> **Stated task**
Go through the entries below and print each one exactly, leaving out pictures.

Plotting code records
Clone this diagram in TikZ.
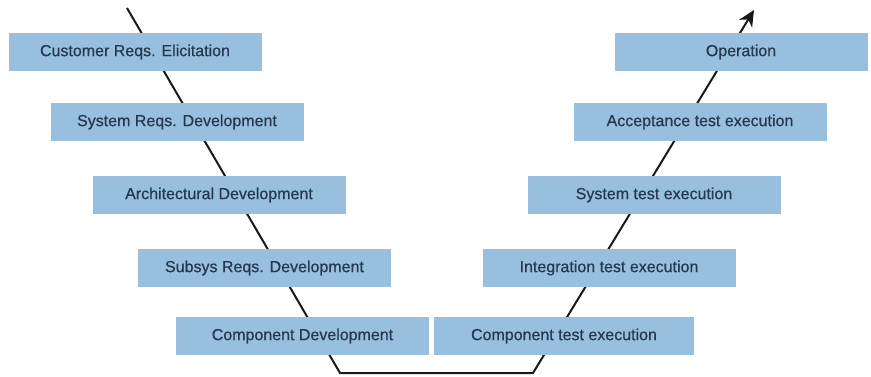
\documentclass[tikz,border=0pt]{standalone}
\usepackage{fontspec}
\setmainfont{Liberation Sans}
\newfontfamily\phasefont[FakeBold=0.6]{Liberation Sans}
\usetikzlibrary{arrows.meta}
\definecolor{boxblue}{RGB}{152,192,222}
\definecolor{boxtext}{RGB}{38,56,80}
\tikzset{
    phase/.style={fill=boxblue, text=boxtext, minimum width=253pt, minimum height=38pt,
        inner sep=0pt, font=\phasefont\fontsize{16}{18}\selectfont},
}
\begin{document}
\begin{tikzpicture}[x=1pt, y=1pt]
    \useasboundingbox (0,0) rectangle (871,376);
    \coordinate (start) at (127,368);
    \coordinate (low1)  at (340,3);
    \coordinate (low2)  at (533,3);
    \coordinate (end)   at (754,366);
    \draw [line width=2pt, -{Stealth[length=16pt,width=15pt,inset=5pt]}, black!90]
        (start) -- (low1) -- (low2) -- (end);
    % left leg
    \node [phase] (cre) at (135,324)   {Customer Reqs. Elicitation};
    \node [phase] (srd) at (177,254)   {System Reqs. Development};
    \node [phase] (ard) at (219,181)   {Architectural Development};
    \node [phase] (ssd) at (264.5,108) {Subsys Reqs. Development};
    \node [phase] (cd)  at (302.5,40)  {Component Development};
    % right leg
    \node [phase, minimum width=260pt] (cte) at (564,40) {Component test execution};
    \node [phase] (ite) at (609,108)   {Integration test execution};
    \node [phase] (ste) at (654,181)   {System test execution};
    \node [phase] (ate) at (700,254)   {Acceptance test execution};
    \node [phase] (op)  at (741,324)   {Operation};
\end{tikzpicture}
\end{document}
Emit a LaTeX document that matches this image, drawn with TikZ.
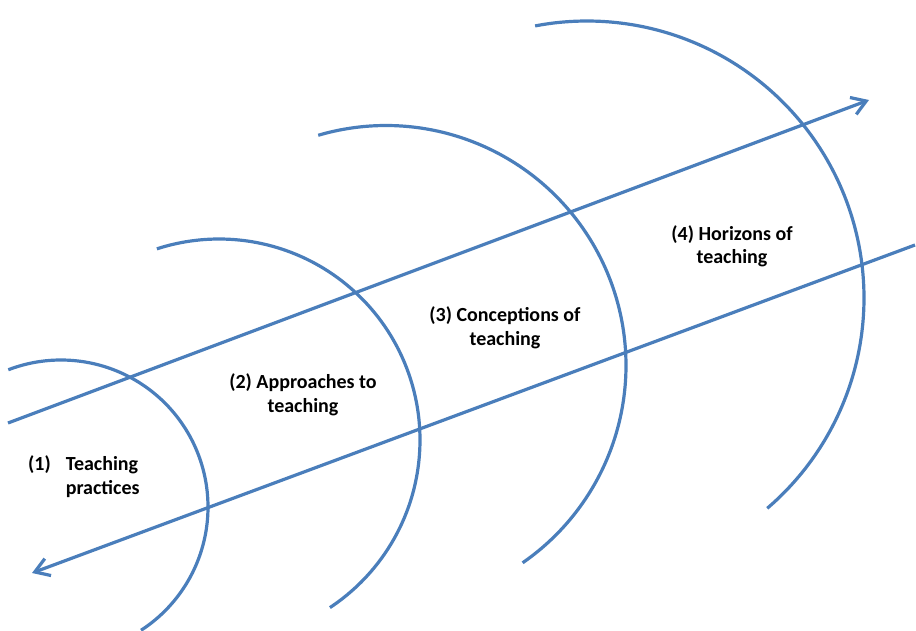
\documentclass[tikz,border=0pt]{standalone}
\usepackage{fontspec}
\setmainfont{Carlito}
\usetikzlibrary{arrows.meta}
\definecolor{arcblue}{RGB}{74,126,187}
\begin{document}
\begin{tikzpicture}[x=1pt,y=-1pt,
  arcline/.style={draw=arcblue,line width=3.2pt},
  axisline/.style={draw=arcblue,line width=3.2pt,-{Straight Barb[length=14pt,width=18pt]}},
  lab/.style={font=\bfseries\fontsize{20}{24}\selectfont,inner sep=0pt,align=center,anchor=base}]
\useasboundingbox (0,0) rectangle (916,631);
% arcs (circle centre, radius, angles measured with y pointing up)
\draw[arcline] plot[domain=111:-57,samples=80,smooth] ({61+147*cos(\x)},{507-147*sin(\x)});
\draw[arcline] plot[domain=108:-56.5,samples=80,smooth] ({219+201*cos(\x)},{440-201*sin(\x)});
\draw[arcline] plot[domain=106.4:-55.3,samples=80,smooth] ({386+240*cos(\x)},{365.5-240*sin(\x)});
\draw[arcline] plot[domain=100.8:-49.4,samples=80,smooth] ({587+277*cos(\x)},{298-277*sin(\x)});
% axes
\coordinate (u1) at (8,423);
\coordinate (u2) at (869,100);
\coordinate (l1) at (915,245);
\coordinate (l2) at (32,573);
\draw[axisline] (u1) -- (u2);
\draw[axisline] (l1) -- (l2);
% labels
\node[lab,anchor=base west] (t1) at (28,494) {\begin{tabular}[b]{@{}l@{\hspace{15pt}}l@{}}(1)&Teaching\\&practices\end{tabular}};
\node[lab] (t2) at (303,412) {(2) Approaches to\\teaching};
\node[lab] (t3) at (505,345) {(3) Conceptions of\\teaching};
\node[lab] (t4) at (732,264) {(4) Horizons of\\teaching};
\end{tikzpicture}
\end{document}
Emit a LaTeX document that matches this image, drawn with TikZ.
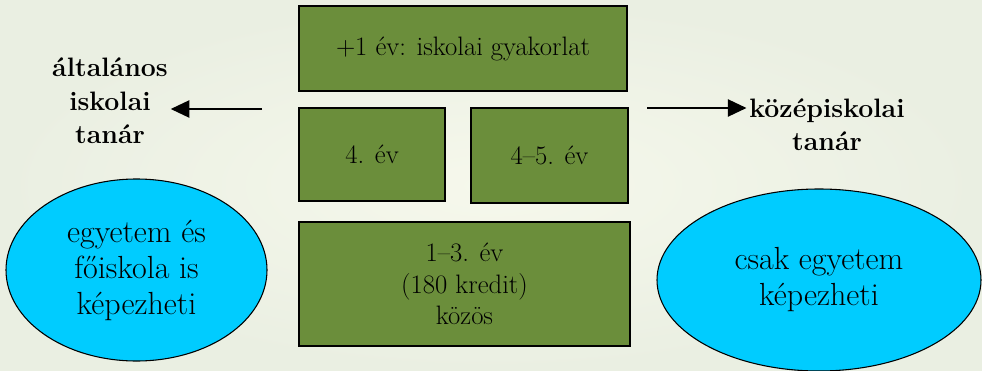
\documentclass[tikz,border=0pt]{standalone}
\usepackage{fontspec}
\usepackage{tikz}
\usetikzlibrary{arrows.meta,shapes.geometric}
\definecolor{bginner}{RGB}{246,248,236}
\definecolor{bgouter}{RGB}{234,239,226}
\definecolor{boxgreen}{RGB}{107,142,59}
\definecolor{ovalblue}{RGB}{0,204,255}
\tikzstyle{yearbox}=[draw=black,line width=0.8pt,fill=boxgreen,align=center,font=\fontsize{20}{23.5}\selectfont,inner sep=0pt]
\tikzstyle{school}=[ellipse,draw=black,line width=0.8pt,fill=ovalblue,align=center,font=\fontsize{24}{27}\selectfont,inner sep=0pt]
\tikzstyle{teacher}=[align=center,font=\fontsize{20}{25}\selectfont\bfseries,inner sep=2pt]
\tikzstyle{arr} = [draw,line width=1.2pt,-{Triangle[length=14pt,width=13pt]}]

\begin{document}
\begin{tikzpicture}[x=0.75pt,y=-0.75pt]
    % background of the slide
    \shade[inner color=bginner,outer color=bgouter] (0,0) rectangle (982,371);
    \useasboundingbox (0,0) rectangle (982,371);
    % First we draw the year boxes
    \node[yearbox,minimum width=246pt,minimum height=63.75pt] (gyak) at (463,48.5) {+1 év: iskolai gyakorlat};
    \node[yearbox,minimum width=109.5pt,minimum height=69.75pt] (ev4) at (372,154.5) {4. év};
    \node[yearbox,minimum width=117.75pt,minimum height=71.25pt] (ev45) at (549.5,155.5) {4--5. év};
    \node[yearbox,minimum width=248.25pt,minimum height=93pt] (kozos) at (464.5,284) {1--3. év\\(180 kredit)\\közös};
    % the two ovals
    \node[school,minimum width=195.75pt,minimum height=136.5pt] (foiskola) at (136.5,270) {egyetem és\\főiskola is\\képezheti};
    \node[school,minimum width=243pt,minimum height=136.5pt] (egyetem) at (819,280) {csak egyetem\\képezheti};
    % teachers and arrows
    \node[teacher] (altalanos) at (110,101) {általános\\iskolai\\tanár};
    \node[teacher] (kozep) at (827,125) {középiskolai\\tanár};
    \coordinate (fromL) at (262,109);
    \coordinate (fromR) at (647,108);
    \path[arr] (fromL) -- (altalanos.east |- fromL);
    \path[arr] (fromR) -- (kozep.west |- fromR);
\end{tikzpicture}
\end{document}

> **Response to this task**
Clone this diagram in TikZ.
\documentclass[tikz,border=0pt]{standalone}
\usepackage{fontspec}
\setmainfont{Liberation Sans}
\newfontfamily\phasefont[FakeBold=0.6]{Liberation Sans}
\usetikzlibrary{arrows.meta}
\definecolor{boxblue}{RGB}{152,192,222}
\definecolor{boxtext}{RGB}{38,56,80}
\tikzset{
    phase/.style={fill=boxblue, text=boxtext, minimum width=253pt, minimum height=38pt,
        inner sep=0pt, font=\phasefont\fontsize{16}{18}\selectfont},
}
\begin{document}
\begin{tikzpicture}[x=1pt, y=1pt]
    \useasboundingbox (0,0) rectangle (871,376);
    \coordinate (start) at (127,368);
    \coordinate (low1)  at (340,3);
    \coordinate (low2)  at (533,3);
    \coordinate (end)   at (754,366);
    \draw [line width=2pt, -{Stealth[length=16pt,width=15pt,inset=5pt]}, black!90]
        (start) -- (low1) -- (low2) -- (end);
    % left leg
    \node [phase] (cre) at (135,324)   {Customer Reqs. Elicitation};
    \node [phase] (srd) at (177,254)   {System Reqs. Development};
    \node [phase] (ard) at (219,181)   {Architectural Development};
    \node [phase] (ssd) at (264.5,108) {Subsys Reqs. Development};
    \node [phase] (cd)  at (302.5,40)  {Component Development};
    % right leg
    \node [phase, minimum width=260pt] (cte) at (564,40) {Component test execution};
    \node [phase] (ite) at (609,108)   {Integration test execution};
    \node [phase] (ste) at (654,181)   {System test execution};
    \node [phase] (ate) at (700,254)   {Acceptance test execution};
    \node [phase] (op)  at (741,324)   {Operation};
\end{tikzpicture}
\end{document}
Emit a LaTeX document that matches this image, drawn with TikZ.
\documentclass[tikz,border=0pt]{standalone}
\usepackage{fontspec}
\setmainfont{Carlito}
\usetikzlibrary{arrows.meta}
\definecolor{arcblue}{RGB}{74,126,187}
\begin{document}
\begin{tikzpicture}[x=1pt,y=-1pt,
  arcline/.style={draw=arcblue,line width=3.2pt},
  axisline/.style={draw=arcblue,line width=3.2pt,-{Straight Barb[length=14pt,width=18pt]}},
  lab/.style={font=\bfseries\fontsize{20}{24}\selectfont,inner sep=0pt,align=center,anchor=base}]
\useasboundingbox (0,0) rectangle (916,631);
% arcs (circle centre, radius, angles measured with y pointing up)
\draw[arcline] plot[domain=111:-57,samples=80,smooth] ({61+147*cos(\x)},{507-147*sin(\x)});
\draw[arcline] plot[domain=108:-56.5,samples=80,smooth] ({219+201*cos(\x)},{440-201*sin(\x)});
\draw[arcline] plot[domain=106.4:-55.3,samples=80,smooth] ({386+240*cos(\x)},{365.5-240*sin(\x)});
\draw[arcline] plot[domain=100.8:-49.4,samples=80,smooth] ({587+277*cos(\x)},{298-277*sin(\x)});
% axes
\coordinate (u1) at (8,423);
\coordinate (u2) at (869,100);
\coordinate (l1) at (915,245);
\coordinate (l2) at (32,573);
\draw[axisline] (u1) -- (u2);
\draw[axisline] (l1) -- (l2);
% labels
\node[lab,anchor=base west] (t1) at (28,494) {\begin{tabular}[b]{@{}l@{\hspace{15pt}}l@{}}(1)&Teaching\\&practices\end{tabular}};
\node[lab] (t2) at (303,412) {(2) Approaches to\\teaching};
\node[lab] (t3) at (505,345) {(3) Conceptions of\\teaching};
\node[lab] (t4) at (732,264) {(4) Horizons of\\teaching};
\end{tikzpicture}
\end{document}
Emit a LaTeX document that matches this image, drawn with TikZ.
\documentclass[tikz,border=0pt]{standalone}
\usepackage{fontspec}
\usepackage{tikz}
\usetikzlibrary{arrows.meta,shapes.geometric}
\definecolor{bginner}{RGB}{246,248,236}
\definecolor{bgouter}{RGB}{234,239,226}
\definecolor{boxgreen}{RGB}{107,142,59}
\definecolor{ovalblue}{RGB}{0,204,255}
\tikzstyle{yearbox}=[draw=black,line width=0.8pt,fill=boxgreen,align=center,font=\fontsize{20}{23.5}\selectfont,inner sep=0pt]
\tikzstyle{school}=[ellipse,draw=black,line width=0.8pt,fill=ovalblue,align=center,font=\fontsize{24}{27}\selectfont,inner sep=0pt]
\tikzstyle{teacher}=[align=center,font=\fontsize{20}{25}\selectfont\bfseries,inner sep=2pt]
\tikzstyle{arr} = [draw,line width=1.2pt,-{Triangle[length=14pt,width=13pt]}]

\begin{document}
\begin{tikzpicture}[x=0.75pt,y=-0.75pt]
    % background of the slide
    \shade[inner color=bginner,outer color=bgouter] (0,0) rectangle (982,371);
    \useasboundingbox (0,0) rectangle (982,371);
    % First we draw the year boxes
    \node[yearbox,minimum width=246pt,minimum height=63.75pt] (gyak) at (463,48.5) {+1 év: iskolai gyakorlat};
    \node[yearbox,minimum width=109.5pt,minimum height=69.75pt] (ev4) at (372,154.5) {4. év};
    \node[yearbox,minimum width=117.75pt,minimum height=71.25pt] (ev45) at (549.5,155.5) {4--5. év};
    \node[yearbox,minimum width=248.25pt,minimum height=93pt] (kozos) at (464.5,284) {1--3. év\\(180 kredit)\\közös};
    % the two ovals
    \node[school,minimum width=195.75pt,minimum height=136.5pt] (foiskola) at (136.5,270) {egyetem és\\főiskola is\\képezheti};
    \node[school,minimum width=243pt,minimum height=136.5pt] (egyetem) at (819,280) {csak egyetem\\képezheti};
    % teachers and arrows
    \node[teacher] (altalanos) at (110,101) {általános\\iskolai\\tanár};
    \node[teacher] (kozep) at (827,125) {középiskolai\\tanár};
    \coordinate (fromL) at (262,109);
    \coordinate (fromR) at (647,108);
    \path[arr] (fromL) -- (altalanos.east |- fromL);
    \path[arr] (fromR) -- (kozep.west |- fromR);
\end{tikzpicture}
\end{document}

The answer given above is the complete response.